One of the trickiest—and most liberating—aspects of poetry is that there is no Gold Standard against which we measure its worth. Without this standard, it can also be difficult to evaluate when a poem is finished. Because each poem is trying to accomplish something different, it is up to us to decide when the poem has arrived. This is not easy to do, even when one has been writing for decades, but it sure is satisfying to practice!

The important thing to remember about revision is that it is a process by which we become better acquainted with the poem and push it farther toward its own potential. In the revision stage, we revisit and may reinvent the choices we’ve already made with language, image, voice, music, line, rhythm, and rhyme.

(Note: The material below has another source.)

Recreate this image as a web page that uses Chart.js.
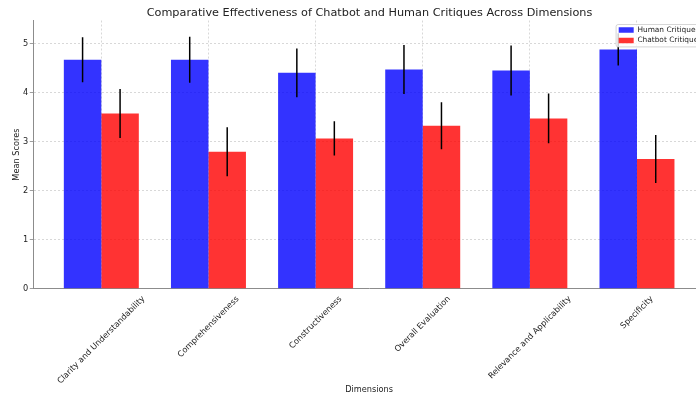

The tricky balance involves wildly experimenting with what might be possible in a poem—beyond what we first laid down on the page—without losing the integrity of idea or emotion that brought us to the poem in the first place. This is a skill that develops over time, through experience and largely by feel. If it seems like you’re groping around in the dark when revising, welcome to the club!

The process of revising poems is unique for each poet; often, each poem has its own, unprecedented trajectory. I’ve had a few “whole cloth” poems arrive nearly perfectly complete in one contiguous swoosh of pen to paper. And I have other poems that have taken me more than fifteen years to finish. More typically, I work on a poem for a few weeks or months. Sometimes, I think a poem is finished, but years later, it proves me wrong, demanding a new final verse or line structure or title.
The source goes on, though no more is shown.